- Data lines
◆ ◆ ◆ ◆ ◆

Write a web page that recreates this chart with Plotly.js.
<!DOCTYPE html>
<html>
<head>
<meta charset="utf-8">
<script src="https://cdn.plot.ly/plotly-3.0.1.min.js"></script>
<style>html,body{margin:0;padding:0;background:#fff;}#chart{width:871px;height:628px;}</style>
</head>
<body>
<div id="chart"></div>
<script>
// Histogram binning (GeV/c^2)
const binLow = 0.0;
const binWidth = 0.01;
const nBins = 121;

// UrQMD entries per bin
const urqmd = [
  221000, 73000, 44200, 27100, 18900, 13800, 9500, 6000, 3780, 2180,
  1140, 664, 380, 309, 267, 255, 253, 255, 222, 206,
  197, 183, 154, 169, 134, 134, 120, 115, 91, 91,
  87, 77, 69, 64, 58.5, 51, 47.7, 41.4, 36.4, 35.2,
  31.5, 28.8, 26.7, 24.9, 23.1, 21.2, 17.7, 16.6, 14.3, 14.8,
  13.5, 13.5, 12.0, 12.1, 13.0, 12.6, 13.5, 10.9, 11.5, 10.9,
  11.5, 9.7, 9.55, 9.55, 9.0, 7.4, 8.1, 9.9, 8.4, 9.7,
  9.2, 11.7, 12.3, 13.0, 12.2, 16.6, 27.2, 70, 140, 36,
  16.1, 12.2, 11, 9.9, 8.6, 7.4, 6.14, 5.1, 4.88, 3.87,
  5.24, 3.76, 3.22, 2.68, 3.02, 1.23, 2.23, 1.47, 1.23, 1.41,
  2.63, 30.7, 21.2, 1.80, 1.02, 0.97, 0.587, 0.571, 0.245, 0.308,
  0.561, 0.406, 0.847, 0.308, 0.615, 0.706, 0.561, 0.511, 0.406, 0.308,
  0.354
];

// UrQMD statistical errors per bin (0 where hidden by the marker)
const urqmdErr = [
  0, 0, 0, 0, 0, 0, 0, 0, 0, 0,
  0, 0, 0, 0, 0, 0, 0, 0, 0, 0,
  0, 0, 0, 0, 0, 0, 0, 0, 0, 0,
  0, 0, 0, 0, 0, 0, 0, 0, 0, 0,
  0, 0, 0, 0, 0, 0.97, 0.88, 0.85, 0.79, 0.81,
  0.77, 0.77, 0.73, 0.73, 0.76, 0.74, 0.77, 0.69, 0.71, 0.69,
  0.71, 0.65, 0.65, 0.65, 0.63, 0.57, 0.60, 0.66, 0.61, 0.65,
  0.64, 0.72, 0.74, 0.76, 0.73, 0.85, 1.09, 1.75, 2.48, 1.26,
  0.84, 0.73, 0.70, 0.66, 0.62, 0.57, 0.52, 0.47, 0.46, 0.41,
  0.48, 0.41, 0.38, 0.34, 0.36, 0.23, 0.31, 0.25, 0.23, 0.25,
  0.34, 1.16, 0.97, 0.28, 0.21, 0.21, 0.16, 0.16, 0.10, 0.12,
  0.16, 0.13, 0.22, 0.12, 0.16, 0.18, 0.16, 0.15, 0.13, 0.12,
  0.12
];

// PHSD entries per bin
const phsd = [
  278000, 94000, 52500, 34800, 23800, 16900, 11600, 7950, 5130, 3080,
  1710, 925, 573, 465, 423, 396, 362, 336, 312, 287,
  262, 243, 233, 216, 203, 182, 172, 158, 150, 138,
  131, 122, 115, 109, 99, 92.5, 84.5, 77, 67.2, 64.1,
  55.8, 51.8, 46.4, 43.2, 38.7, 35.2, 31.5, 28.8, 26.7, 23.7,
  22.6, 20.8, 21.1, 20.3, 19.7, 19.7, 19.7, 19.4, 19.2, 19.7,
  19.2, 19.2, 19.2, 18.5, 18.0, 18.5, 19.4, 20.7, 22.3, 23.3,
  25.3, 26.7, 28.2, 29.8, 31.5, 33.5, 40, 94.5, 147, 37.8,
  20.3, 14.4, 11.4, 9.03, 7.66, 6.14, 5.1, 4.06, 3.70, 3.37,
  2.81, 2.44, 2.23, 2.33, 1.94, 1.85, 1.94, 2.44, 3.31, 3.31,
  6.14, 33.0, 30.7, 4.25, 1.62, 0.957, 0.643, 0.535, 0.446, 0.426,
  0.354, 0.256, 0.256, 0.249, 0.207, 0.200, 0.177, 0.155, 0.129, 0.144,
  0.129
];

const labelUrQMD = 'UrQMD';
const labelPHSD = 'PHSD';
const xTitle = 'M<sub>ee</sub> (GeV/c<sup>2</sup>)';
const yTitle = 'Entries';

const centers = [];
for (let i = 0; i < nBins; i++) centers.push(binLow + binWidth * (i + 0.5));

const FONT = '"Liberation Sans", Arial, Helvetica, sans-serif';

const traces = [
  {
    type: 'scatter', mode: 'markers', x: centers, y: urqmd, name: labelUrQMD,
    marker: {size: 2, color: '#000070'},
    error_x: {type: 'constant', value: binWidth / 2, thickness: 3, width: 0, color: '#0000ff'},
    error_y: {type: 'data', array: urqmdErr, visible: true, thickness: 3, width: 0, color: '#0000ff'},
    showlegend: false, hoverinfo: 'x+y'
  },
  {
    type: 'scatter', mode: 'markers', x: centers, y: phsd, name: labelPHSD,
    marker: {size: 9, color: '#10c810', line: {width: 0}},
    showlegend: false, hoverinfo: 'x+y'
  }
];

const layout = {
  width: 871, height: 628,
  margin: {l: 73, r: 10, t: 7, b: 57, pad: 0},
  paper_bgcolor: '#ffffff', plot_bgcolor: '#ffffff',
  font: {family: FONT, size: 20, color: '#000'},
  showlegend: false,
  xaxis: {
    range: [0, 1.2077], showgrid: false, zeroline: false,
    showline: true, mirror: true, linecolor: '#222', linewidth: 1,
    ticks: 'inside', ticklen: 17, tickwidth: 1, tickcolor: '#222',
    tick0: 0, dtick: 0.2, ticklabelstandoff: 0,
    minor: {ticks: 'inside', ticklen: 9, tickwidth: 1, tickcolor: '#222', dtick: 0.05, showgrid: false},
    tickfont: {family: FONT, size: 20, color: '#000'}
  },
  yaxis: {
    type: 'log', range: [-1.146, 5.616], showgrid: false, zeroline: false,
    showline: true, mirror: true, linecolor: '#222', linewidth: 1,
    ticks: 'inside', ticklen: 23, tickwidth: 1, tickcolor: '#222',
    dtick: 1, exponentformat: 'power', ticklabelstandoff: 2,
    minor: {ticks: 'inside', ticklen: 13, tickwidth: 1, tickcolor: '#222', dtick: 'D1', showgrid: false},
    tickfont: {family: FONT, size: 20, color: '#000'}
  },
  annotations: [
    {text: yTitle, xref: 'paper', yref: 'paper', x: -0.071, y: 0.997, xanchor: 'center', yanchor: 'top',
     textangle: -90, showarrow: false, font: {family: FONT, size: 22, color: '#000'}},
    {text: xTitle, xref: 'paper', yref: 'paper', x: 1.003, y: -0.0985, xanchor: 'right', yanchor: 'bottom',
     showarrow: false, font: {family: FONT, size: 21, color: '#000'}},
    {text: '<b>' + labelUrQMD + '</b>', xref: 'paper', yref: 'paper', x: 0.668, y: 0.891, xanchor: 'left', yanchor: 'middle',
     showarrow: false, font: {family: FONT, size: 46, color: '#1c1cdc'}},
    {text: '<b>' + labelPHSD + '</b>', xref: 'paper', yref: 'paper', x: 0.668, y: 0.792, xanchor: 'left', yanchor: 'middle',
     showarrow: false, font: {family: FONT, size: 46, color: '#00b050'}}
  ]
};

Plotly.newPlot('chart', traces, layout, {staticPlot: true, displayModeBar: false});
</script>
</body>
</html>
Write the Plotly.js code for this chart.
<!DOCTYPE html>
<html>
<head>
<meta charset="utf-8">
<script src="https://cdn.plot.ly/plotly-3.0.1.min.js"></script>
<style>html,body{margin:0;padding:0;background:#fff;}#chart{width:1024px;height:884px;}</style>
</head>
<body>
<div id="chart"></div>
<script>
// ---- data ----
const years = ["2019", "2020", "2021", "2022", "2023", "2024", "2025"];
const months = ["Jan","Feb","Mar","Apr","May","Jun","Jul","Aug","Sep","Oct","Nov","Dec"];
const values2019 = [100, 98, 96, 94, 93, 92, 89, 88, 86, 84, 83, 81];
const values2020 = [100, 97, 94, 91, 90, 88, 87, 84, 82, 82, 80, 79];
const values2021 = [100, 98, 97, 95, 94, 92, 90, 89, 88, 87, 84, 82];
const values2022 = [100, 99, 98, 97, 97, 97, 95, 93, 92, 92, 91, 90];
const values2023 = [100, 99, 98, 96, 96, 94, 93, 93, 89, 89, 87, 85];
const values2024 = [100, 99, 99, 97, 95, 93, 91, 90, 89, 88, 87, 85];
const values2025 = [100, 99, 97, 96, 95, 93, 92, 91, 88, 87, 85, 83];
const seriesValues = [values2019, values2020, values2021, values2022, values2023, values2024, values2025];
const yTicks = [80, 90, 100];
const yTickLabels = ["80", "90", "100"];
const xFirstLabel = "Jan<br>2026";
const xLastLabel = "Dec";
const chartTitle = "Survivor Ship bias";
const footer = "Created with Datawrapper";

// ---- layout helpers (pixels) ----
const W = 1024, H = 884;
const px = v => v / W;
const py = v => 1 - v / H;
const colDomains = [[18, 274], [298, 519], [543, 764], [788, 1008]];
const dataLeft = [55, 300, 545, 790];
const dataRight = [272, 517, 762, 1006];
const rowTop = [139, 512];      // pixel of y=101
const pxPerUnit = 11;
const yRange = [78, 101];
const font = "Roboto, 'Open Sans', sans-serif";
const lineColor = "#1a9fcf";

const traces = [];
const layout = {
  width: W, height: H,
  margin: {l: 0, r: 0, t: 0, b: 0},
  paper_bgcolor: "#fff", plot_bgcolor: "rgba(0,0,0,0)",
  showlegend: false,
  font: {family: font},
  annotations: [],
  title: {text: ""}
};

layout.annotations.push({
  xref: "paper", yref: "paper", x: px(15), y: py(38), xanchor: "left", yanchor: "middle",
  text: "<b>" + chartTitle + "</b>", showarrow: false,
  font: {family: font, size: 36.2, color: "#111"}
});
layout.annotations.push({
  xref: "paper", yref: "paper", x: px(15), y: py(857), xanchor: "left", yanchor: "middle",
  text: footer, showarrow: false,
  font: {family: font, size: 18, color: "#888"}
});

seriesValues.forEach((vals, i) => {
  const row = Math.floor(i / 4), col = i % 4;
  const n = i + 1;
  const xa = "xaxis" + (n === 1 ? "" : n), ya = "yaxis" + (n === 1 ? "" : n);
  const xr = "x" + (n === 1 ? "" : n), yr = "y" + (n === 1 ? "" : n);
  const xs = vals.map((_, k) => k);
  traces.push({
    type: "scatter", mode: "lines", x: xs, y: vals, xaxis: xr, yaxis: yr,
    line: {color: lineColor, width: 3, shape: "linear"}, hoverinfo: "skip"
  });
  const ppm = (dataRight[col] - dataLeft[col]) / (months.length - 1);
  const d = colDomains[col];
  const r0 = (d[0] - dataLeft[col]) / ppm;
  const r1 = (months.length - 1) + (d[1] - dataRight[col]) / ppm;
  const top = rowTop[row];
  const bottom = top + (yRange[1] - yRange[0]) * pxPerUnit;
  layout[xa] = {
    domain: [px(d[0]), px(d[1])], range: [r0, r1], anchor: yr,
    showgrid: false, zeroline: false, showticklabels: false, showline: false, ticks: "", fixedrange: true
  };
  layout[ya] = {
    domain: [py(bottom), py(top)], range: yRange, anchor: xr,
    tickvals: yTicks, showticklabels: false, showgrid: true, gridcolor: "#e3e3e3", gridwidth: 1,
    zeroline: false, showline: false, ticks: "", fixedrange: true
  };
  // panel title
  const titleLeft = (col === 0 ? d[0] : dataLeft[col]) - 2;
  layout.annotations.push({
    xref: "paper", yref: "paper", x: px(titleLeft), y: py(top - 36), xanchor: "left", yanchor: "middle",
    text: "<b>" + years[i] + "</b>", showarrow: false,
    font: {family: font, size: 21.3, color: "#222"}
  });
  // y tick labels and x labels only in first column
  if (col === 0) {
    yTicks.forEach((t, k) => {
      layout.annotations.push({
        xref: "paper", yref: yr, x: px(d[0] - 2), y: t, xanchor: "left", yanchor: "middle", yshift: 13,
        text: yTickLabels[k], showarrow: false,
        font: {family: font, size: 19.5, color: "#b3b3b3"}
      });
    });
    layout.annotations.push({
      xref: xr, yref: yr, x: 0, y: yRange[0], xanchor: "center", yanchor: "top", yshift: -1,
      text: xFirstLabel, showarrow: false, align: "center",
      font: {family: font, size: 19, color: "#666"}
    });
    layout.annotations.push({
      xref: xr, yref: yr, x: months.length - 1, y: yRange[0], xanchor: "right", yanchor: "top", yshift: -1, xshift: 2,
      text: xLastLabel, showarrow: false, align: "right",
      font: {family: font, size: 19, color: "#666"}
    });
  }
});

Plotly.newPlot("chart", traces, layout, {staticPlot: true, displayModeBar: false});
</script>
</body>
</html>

◆ ◆ ◆ ◆ ◆

- Your goal
Your answer consists solely of the lines from the top of the records above through the line that contains "const nBins = 121;", each echoed exactly.

- Problem solution
Write a web page that recreates this chart with Plotly.js.
<!DOCTYPE html>
<html>
<head>
<meta charset="utf-8">
<script src="https://cdn.plot.ly/plotly-3.0.1.min.js"></script>
<style>html,body{margin:0;padding:0;background:#fff;}#chart{width:871px;height:628px;}</style>
</head>
<body>
<div id="chart"></div>
<script>
// Histogram binning (GeV/c^2)
const binLow = 0.0;
const binWidth = 0.01;
const nBins = 121;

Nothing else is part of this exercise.